-- start of Material --

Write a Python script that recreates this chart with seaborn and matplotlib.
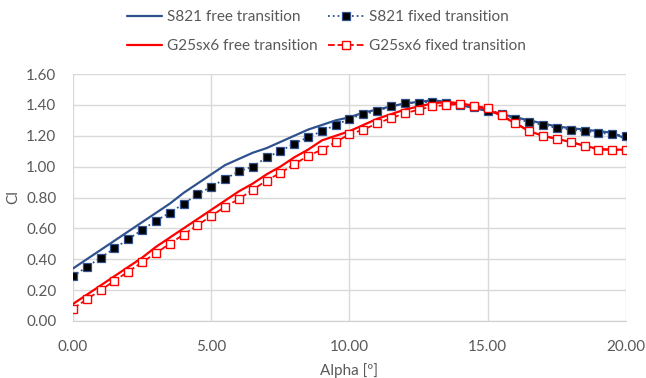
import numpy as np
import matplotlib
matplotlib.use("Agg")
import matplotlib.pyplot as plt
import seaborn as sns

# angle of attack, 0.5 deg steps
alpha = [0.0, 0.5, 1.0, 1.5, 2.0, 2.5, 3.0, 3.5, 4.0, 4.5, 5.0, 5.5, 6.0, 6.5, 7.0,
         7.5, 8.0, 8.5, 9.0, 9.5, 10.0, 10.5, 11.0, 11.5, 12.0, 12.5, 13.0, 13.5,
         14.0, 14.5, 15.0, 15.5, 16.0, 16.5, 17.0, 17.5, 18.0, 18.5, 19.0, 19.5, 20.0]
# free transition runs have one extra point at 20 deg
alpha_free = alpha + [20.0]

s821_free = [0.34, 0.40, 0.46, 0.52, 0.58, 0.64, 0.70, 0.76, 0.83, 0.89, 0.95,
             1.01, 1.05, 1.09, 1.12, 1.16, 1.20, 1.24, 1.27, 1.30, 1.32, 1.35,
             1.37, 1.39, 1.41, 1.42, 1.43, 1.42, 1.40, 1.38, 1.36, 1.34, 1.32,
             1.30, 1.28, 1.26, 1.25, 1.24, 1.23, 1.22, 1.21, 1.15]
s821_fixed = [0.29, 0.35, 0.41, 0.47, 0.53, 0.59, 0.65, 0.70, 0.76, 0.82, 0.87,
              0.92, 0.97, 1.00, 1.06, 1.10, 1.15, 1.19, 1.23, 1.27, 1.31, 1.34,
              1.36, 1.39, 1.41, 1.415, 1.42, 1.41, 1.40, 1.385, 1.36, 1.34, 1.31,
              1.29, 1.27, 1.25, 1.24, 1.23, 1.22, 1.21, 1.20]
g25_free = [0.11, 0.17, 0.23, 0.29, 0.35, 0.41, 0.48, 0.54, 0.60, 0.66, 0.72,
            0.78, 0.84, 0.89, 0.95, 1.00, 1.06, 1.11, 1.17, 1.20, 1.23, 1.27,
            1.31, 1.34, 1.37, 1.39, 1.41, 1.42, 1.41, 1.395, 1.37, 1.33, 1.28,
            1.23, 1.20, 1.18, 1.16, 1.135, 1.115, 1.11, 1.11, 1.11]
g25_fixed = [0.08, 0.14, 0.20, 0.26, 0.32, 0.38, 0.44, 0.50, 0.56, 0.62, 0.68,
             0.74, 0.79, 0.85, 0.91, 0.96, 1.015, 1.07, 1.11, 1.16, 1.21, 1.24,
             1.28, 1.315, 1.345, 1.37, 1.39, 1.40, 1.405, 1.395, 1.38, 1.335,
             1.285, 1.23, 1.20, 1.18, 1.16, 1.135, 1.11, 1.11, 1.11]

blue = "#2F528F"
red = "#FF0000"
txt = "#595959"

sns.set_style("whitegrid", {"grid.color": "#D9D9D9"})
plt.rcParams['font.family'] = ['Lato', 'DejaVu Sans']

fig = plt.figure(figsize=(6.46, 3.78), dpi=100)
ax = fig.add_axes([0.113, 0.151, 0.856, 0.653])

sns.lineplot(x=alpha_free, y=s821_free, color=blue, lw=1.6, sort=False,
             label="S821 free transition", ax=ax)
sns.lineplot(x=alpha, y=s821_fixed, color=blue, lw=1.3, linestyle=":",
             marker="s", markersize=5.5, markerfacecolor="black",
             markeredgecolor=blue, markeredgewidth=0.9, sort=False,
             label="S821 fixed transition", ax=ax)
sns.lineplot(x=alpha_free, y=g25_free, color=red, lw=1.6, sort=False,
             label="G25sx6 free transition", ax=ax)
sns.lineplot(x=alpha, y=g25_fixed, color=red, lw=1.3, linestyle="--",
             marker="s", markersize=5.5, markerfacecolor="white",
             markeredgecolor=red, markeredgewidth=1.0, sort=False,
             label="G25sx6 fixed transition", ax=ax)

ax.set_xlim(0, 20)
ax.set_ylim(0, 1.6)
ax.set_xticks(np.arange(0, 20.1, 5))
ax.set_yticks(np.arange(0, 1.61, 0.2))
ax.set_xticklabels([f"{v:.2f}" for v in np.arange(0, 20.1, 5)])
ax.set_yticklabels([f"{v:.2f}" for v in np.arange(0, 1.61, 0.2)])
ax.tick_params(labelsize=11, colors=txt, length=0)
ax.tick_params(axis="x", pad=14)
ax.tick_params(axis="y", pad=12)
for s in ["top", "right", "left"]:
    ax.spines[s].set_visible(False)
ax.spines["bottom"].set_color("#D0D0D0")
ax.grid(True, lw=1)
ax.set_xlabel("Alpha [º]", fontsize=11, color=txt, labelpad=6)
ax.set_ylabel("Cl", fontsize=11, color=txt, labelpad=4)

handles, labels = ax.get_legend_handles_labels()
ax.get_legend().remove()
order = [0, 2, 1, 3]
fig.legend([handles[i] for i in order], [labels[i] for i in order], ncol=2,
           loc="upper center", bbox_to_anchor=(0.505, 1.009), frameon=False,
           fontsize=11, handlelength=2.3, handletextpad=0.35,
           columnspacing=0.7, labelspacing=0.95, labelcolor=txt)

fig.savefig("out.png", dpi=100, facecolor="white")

-- end of Material --

[Goal]: All of the data needs repeating exactly, but the pictures do not.

[Complete output]:
Write a Python script that recreates this chart with seaborn and matplotlib.
import numpy as np
import matplotlib
matplotlib.use("Agg")
import matplotlib.pyplot as plt
import seaborn as sns

# angle of attack, 0.5 deg steps
alpha = [0.0, 0.5, 1.0, 1.5, 2.0, 2.5, 3.0, 3.5, 4.0, 4.5, 5.0, 5.5, 6.0, 6.5, 7.0,
         7.5, 8.0, 8.5, 9.0, 9.5, 10.0, 10.5, 11.0, 11.5, 12.0, 12.5, 13.0, 13.5,
         14.0, 14.5, 15.0, 15.5, 16.0, 16.5, 17.0, 17.5, 18.0, 18.5, 19.0, 19.5, 20.0]
# free transition runs have one extra point at 20 deg
alpha_free = alpha + [20.0]

s821_free = [0.34, 0.40, 0.46, 0.52, 0.58, 0.64, 0.70, 0.76, 0.83, 0.89, 0.95,
             1.01, 1.05, 1.09, 1.12, 1.16, 1.20, 1.24, 1.27, 1.30, 1.32, 1.35,
             1.37, 1.39, 1.41, 1.42, 1.43, 1.42, 1.40, 1.38, 1.36, 1.34, 1.32,
             1.30, 1.28, 1.26, 1.25, 1.24, 1.23, 1.22, 1.21, 1.15]
s821_fixed = [0.29, 0.35, 0.41, 0.47, 0.53, 0.59, 0.65, 0.70, 0.76, 0.82, 0.87,
              0.92, 0.97, 1.00, 1.06, 1.10, 1.15, 1.19, 1.23, 1.27, 1.31, 1.34,
              1.36, 1.39, 1.41, 1.415, 1.42, 1.41, 1.40, 1.385, 1.36, 1.34, 1.31,
              1.29, 1.27, 1.25, 1.24, 1.23, 1.22, 1.21, 1.20]
g25_free = [0.11, 0.17, 0.23, 0.29, 0.35, 0.41, 0.48, 0.54, 0.60, 0.66, 0.72,
            0.78, 0.84, 0.89, 0.95, 1.00, 1.06, 1.11, 1.17, 1.20, 1.23, 1.27,
            1.31, 1.34, 1.37, 1.39, 1.41, 1.42, 1.41, 1.395, 1.37, 1.33, 1.28,
            1.23, 1.20, 1.18, 1.16, 1.135, 1.115, 1.11, 1.11, 1.11]
g25_fixed = [0.08, 0.14, 0.20, 0.26, 0.32, 0.38, 0.44, 0.50, 0.56, 0.62, 0.68,
             0.74, 0.79, 0.85, 0.91, 0.96, 1.015, 1.07, 1.11, 1.16, 1.21, 1.24,
             1.28, 1.315, 1.345, 1.37, 1.39, 1.40, 1.405, 1.395, 1.38, 1.335,
             1.285, 1.23, 1.20, 1.18, 1.16, 1.135, 1.11, 1.11, 1.11]

blue = "#2F528F"
red = "#FF0000"
txt = "#595959"

sns.set_style("whitegrid", {"grid.color": "#D9D9D9"})
plt.rcParams['font.family'] = ['Lato', 'DejaVu Sans']

fig = plt.figure(figsize=(6.46, 3.78), dpi=100)
ax = fig.add_axes([0.113, 0.151, 0.856, 0.653])

sns.lineplot(x=alpha_free, y=s821_free, color=blue, lw=1.6, sort=False,
             label="S821 free transition", ax=ax)
sns.lineplot(x=alpha, y=s821_fixed, color=blue, lw=1.3, linestyle=":",
             marker="s", markersize=5.5, markerfacecolor="black",
             markeredgecolor=blue, markeredgewidth=0.9, sort=False,
             label="S821 fixed transition", ax=ax)
sns.lineplot(x=alpha_free, y=g25_free, color=red, lw=1.6, sort=False,
             label="G25sx6 free transition", ax=ax)
sns.lineplot(x=alpha, y=g25_fixed, color=red, lw=1.3, linestyle="--",
             marker="s", markersize=5.5, markerfacecolor="white",
             markeredgecolor=red, markeredgewidth=1.0, sort=False,
             label="G25sx6 fixed transition", ax=ax)

ax.set_xlim(0, 20)
ax.set_ylim(0, 1.6)
ax.set_xticks(np.arange(0, 20.1, 5))
ax.set_yticks(np.arange(0, 1.61, 0.2))
ax.set_xticklabels([f"{v:.2f}" for v in np.arange(0, 20.1, 5)])
ax.set_yticklabels([f"{v:.2f}" for v in np.arange(0, 1.61, 0.2)])
ax.tick_params(labelsize=11, colors=txt, length=0)
ax.tick_params(axis="x", pad=14)
ax.tick_params(axis="y", pad=12)
for s in ["top", "right", "left"]:
    ax.spines[s].set_visible(False)
ax.spines["bottom"].set_color("#D0D0D0")
ax.grid(True, lw=1)
ax.set_xlabel("Alpha [º]", fontsize=11, color=txt, labelpad=6)
ax.set_ylabel("Cl", fontsize=11, color=txt, labelpad=4)

handles, labels = ax.get_legend_handles_labels()
ax.get_legend().remove()
order = [0, 2, 1, 3]
fig.legend([handles[i] for i in order], [labels[i] for i in order], ncol=2,
           loc="upper center", bbox_to_anchor=(0.505, 1.009), frameon=False,
           fontsize=11, handlelength=2.3, handletextpad=0.35,
           columnspacing=0.7, labelspacing=0.95, labelcolor=txt)

fig.savefig("out.png", dpi=100, facecolor="white")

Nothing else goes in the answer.